> WRITTEN PROBLEM
Return each line of the data below verbatim; pictures are to be left out.

====== PROVIDED MATERIAL

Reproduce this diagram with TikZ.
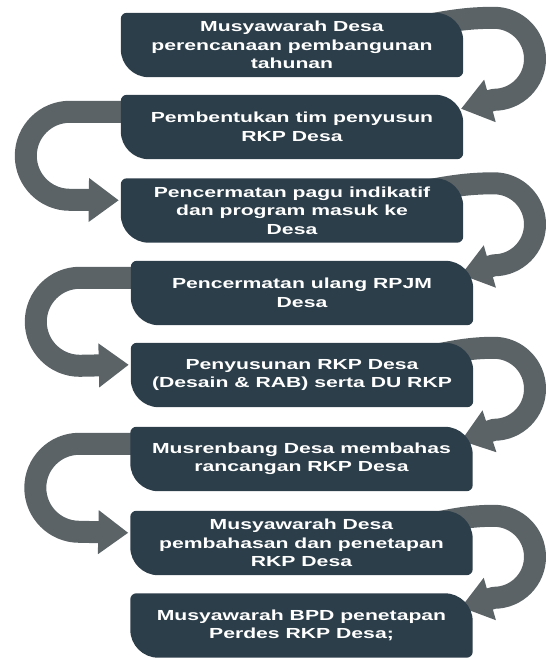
\documentclass[tikz,border=0pt]{standalone}
\usepackage{fontspec}
\setmainfont{Liberation Sans}[FakeStretch=1.45]
\usetikzlibrary{arrows.meta,calc,backgrounds}
\definecolor{cBox}{HTML}{2C3E4A}
\definecolor{cTurn}{HTML}{5B6366}
\tikzset{
  stepbox/.style={align=center, text=white, inner sep=0pt, minimum width=342pt,
    minimum height=64pt, font=\fontsize{14.6}{18.5}\selectfont\bfseries},
  turn/.style={draw=cTurn, line width=22pt, line join=round,
    -{Triangle[length=30pt, width=42pt]}},
}
% leaf shaped box behind a step node
\newcommand\leafbox[1]{%
  \fill[cBox] ([xshift=6pt]#1.north west) -- ([xshift=-28pt]#1.north east)
    arc[start angle=90, end angle=0, radius=28pt] -- ([yshift=6pt]#1.south east)
    arc[start angle=0, end angle=-90, radius=6pt] -- ([xshift=28pt]#1.south west)
    arc[start angle=270, end angle=180, radius=28pt] -- ([yshift=-6pt]#1.north west)
    arc[start angle=180, end angle=90, radius=6pt] -- cycle;}
% curved arrow round the right side
\newcommand\turnright[2]{%
  \draw[turn] let \p1=(#1.north east), \p2=(#2.north east) in
    (\x1-70pt, \y1-18pt) to[out=8, in=180] (494pt, \y1-5pt)
    arc[start angle=90, end angle=-90, radius=41pt] -- (461pt, \y2-14pt);}
% curved arrow round the left side
\newcommand\turnleft[2]{%
  \draw[turn] let \p1=(#1.north west), \p2=(#2.north west) in
    (\x1+20pt, \y1-17pt) -- (\x1-51pt, \y1-17pt)
    arc[start angle=90, end angle=270, radius=44pt] -- (\x2-2pt, \y2-22pt);}

\begin{document}
\begin{tikzpicture}[x=1pt, y=1pt]
  \useasboundingbox (0,0) rectangle (548,659);
  % steps, top to bottom
  \node[stepbox] (s1) at (292,614) {Musyawarah Desa\\perencanaan pembangunan\\tahunan};
  \node[stepbox] (s2) at (292,532) {Pembentukan tim penyusun\\RKP Desa};
  \node[stepbox] (s3) at (292,448.5) {Pencermatan pagu indikatif\\dan program masuk ke\\Desa};
  \node[stepbox] (s4) at (302,366) {Pencermatan ulang RPJM\\Desa};
  \node[stepbox] (s5) at (302,284) {Penyusunan RKP Desa\\(Desain \& RAB) serta DU RKP};
  \node[stepbox] (s6) at (301.5,200) {Musrenbang Desa membahas\\rancangan RKP Desa};
  \node[stepbox] (s7) at (301.5,116) {Musyawarah Desa\\pembahasan dan penetapan\\RKP Desa};
  \node[stepbox] (s8) at (301.5,33.5) {Musyawarah BPD penetapan\\Perdes RKP Desa;};
  \begin{scope}[on background layer]
    % turning arrows, alternating sides
    \turnright{s1}{s2}
    \turnleft{s2}{s3}
    \turnright{s3}{s4}
    \turnleft{s4}{s5}
    \turnright{s5}{s6}
    \turnleft{s6}{s7}
    \turnright{s7}{s8}
    % boxes over the arrows
    \foreach \i in {1,...,8} {\leafbox{s\i}}
  \end{scope}
\end{tikzpicture}
\end{document}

============

> TASK RESULT
Reproduce this diagram with TikZ.
\documentclass[tikz,border=0pt]{standalone}
\usepackage{fontspec}
\setmainfont{Liberation Sans}[FakeStretch=1.45]
\usetikzlibrary{arrows.meta,calc,backgrounds}
\definecolor{cBox}{HTML}{2C3E4A}
\definecolor{cTurn}{HTML}{5B6366}
\tikzset{
  stepbox/.style={align=center, text=white, inner sep=0pt, minimum width=342pt,
    minimum height=64pt, font=\fontsize{14.6}{18.5}\selectfont\bfseries},
  turn/.style={draw=cTurn, line width=22pt, line join=round,
    -{Triangle[length=30pt, width=42pt]}},
}
% leaf shaped box behind a step node
\newcommand\leafbox[1]{%
  \fill[cBox] ([xshift=6pt]#1.north west) -- ([xshift=-28pt]#1.north east)
    arc[start angle=90, end angle=0, radius=28pt] -- ([yshift=6pt]#1.south east)
    arc[start angle=0, end angle=-90, radius=6pt] -- ([xshift=28pt]#1.south west)
    arc[start angle=270, end angle=180, radius=28pt] -- ([yshift=-6pt]#1.north west)
    arc[start angle=180, end angle=90, radius=6pt] -- cycle;}
% curved arrow round the right side
\newcommand\turnright[2]{%
  \draw[turn] let \p1=(#1.north east), \p2=(#2.north east) in
    (\x1-70pt, \y1-18pt) to[out=8, in=180] (494pt, \y1-5pt)
    arc[start angle=90, end angle=-90, radius=41pt] -- (461pt, \y2-14pt);}
% curved arrow round the left side
\newcommand\turnleft[2]{%
  \draw[turn] let \p1=(#1.north west), \p2=(#2.north west) in
    (\x1+20pt, \y1-17pt) -- (\x1-51pt, \y1-17pt)
    arc[start angle=90, end angle=270, radius=44pt] -- (\x2-2pt, \y2-22pt);}

\begin{document}
\begin{tikzpicture}[x=1pt, y=1pt]
  \useasboundingbox (0,0) rectangle (548,659);
  % steps, top to bottom
  \node[stepbox] (s1) at (292,614) {Musyawarah Desa\\perencanaan pembangunan\\tahunan};
  \node[stepbox] (s2) at (292,532) {Pembentukan tim penyusun\\RKP Desa};
  \node[stepbox] (s3) at (292,448.5) {Pencermatan pagu indikatif\\dan program masuk ke\\Desa};
  \node[stepbox] (s4) at (302,366) {Pencermatan ulang RPJM\\Desa};
  \node[stepbox] (s5) at (302,284) {Penyusunan RKP Desa\\(Desain \& RAB) serta DU RKP};
  \node[stepbox] (s6) at (301.5,200) {Musrenbang Desa membahas\\rancangan RKP Desa};
  \node[stepbox] (s7) at (301.5,116) {Musyawarah Desa\\pembahasan dan penetapan\\RKP Desa};
  \node[stepbox] (s8) at (301.5,33.5) {Musyawarah BPD penetapan\\Perdes RKP Desa;};
  \begin{scope}[on background layer]
    % turning arrows, alternating sides
    \turnright{s1}{s2}
    \turnleft{s2}{s3}
    \turnright{s3}{s4}
    \turnleft{s4}{s5}
    \turnright{s5}{s6}
    \turnleft{s6}{s7}
    \turnright{s7}{s8}
    % boxes over the arrows
    \foreach \i in {1,...,8} {\leafbox{s\i}}
  \end{scope}
\end{tikzpicture}
\end{document}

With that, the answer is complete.